Lo que sí preocupa de verdad a esa clase poderosa que siempre se ha movido en la impunidad, es la movilización popular. En este caso: de los movimientos campesinos e indígenas. La respuesta a este avance de la protesta de base es una estrategia de guerra sucia. La llegada de Enrique Degenhart al Ministerio de Gobernación fue el punto de inflexión.

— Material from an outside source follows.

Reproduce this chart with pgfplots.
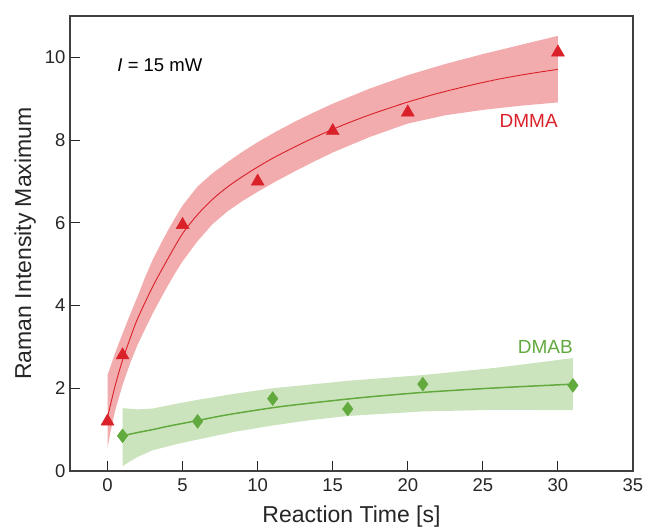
\documentclass[border=0pt]{standalone}
\usepackage{pgfplots}
\pgfplotsset{compat=1.18}
\usepackage{fontspec}
\setmainfont{Liberation Sans}
\definecolor{rmark}{RGB}{218,32,40}
\definecolor{rband}{RGB}{242,172,174}
\definecolor{gmark}{RGB}{98,170,62}
\definecolor{gband}{RGB}{204,228,190}
\begin{document}
\begin{tikzpicture}
\path[use as bounding box] (-70pt,-56pt) rectangle (576pt,471pt);
\begin{axis}[
  at={(0pt,0pt)}, anchor=south west,
  scale only axis, width=563pt, height=455pt,
  xmin=-2.5, xmax=35, ymin=0, ymax=11,
  xtick={0,5,...,35}, ytick={0,2,...,10},
  tick align=inside, xtick pos=bottom, ytick pos=left,
  major tick length=10pt,
  tick style={black!85, line width=1pt},
  axis line style={black!75, line width=1.1pt},
  /pgf/number format/assume math mode=true,
  ticklabel style={font=\fontsize{18.5}{20}\selectfont, text=black!85},
  xticklabel style={yshift=-4pt},
  yticklabel style={xshift=-1pt},
  xlabel={Reaction Time [s]},
  ylabel={Raman Intensity Maximum},
  label style={font=\fontsize{23}{26}\selectfont, text=black!85},
  xlabel style={at={(axis description cs:0.5,-0.114)}, anchor=base},
  ylabel style={at={(axis description cs:-0.069,0.5)}, anchor=base, rotate=0},
  clip=false,
]
% DMMA confidence band
\addplot[fill=rband, draw=none] coordinates {
 (0,2.32) (0.5,2.85) (1,3.32) (1.5,3.78) (2,4.22) (2.5,4.68) (3,5.10) (3.5,5.46) (4,5.80) (4.5,6.12) (5,6.42) (6,6.88) (7,7.20) (8,7.47) (9,7.72) (10,7.95) (11.25,8.21) (12.5,8.45) (13.75,8.67) (15,8.88) (17.5,9.25) (20,9.57) (22.5,9.84) (25,10.08) (27.5,10.30) (30,10.52)
 (30,8.91) (27.5,8.83) (25,8.73) (22.5,8.60) (20,8.40) (17.5,8.08) (15,7.70) (13.75,7.48) (12.5,7.25) (11.25,7.01) (10,6.75) (9,6.53) (8,6.28) (7,5.97) (6,5.56) (5,5.07) (4.5,4.78) (4,4.47) (3.5,4.14) (3,3.80) (2.5,3.43) (2,3.05) (1.5,2.60) (1,2.08) (0.5,1.45) (0.2,0.95) (0,0.56)
} -- cycle;
% DMAB confidence band
\addplot[fill=gband, draw=none] coordinates {
 (1,1.52) (2,1.49) (3,1.51) (4.5,1.62) (6,1.72) (8.5,1.87) (11,2.00) (13.5,2.09) (16,2.18) (21,2.32) (26,2.50) (31,2.73)
 (31,1.47) (26,1.48) (21,1.44) (16,1.33) (13.5,1.23) (11,1.10) (8.5,0.95) (6,0.76) (4.5,0.64) (3,0.50) (2,0.34) (1,0.12)
} -- cycle;
% DMMA fit
\addplot[rmark, line width=0.9pt, smooth] coordinates {
 (0,1.30) (0.5,2.05) (1,2.68) (1.5,3.20) (2,3.68) (3,4.45) (4,5.12) (5,5.74) (6,6.20) (7,6.57) (8,6.87) (9,7.12) (10,7.35) (11,7.56) (12,7.75) (13,7.93) (14,8.10) (15,8.26) (16,8.41) (17,8.55) (18,8.68) (19,8.80) (20,8.92) (22,9.13) (24,9.31) (26,9.47) (28,9.60) (30,9.71)
};
% DMAB fit
\addplot[gmark, line width=1.5pt, smooth] coordinates {
 (1,0.85) (2,0.93) (3,1.00) (4,1.08) (5,1.15) (6,1.22) (8,1.36) (11,1.53) (13,1.62) (16,1.74) (18,1.81) (21,1.90) (24,1.97) (27,2.03) (31,2.10)
};
% DMMA data
\addplot[only marks, mark=triangle*, mark size=7.5pt, mark options={fill=rmark, draw=rmark}] coordinates {
 (0,1.2) (1,2.8) (5,5.95) (10,7.0) (15,8.22) (20,8.67) (30,10.12)
};
% DMAB data
\addplot[only marks, mark=diamond*, mark size=7pt, mark options={fill=gmark, draw=gmark}] coordinates {
 (1,0.85) (6,1.2) (11,1.75) (16,1.5) (21,2.1) (31,2.07)
};
\node[anchor=west, inner sep=0pt, font=\fontsize{18.5}{20}\selectfont] at (axis cs:0.65,9.82) {\textit{I} = 15 mW};
\node[anchor=east, inner sep=0pt, text=rmark, font=\fontsize{19}{22}\selectfont] at (axis cs:30,8.47) {DMMA};
\node[anchor=east, inner sep=0pt, text=gmark, font=\fontsize{19}{22}\selectfont] at (axis cs:31,3.0) {DMAB};
\end{axis}
\end{tikzpicture}
\end{document}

Su presencia va ligada a una desestructuración creciente de la Policía Nacional Civil, su falta de apoyo al Ministerio Público y a la CICIG, y el retorno de prácticas de terrorismo de Estado. Con el debilitamiento del cuerpo policial (a través de la remoción de cuadros orgánicos profesionales y la inclusión de personal militar) se abren las puertas para la reaparición de grupos paraestatales (CIACS: cuerpos ilegales y aparatos clandestinos de seguridad). Ello puede evidenciarse en la cantidad de luchadores populares (de las organizaciones campesinas movilizadas) que vienen siendo asesinados con total impunidad, como en las peores épocas de la contrainsurgencia (casi 20 en lo que va del año). El ataque a cualquier intento de organización popular es extremo.
Esta derechización articula diversas acciones: cambio de la Fiscal General, bombardeo contra el Procurador de Derechos Humanos, bloqueo de todo intento de acción progresista (ley contra el aborto, por ejemplo). Así se mantienen los privilegios de clase y se asegura la impunidad. La reciente medida de no renovar la permanencia de la CICIG es un llamado a la corrupción impune. Con esto se detiene cualquier intento de profundizar la lucha contra la corrupción que, más allá de ser una estrategia de Estados Unidos para “modernizar” la democracia guatemalteca, tuvo algunas implicaciones interesantes. Ahora claramente puede verse que corrupción e impunidad seguirán inalterables. Y al que proteste, ¡palo! De democracia solo queda el nombre.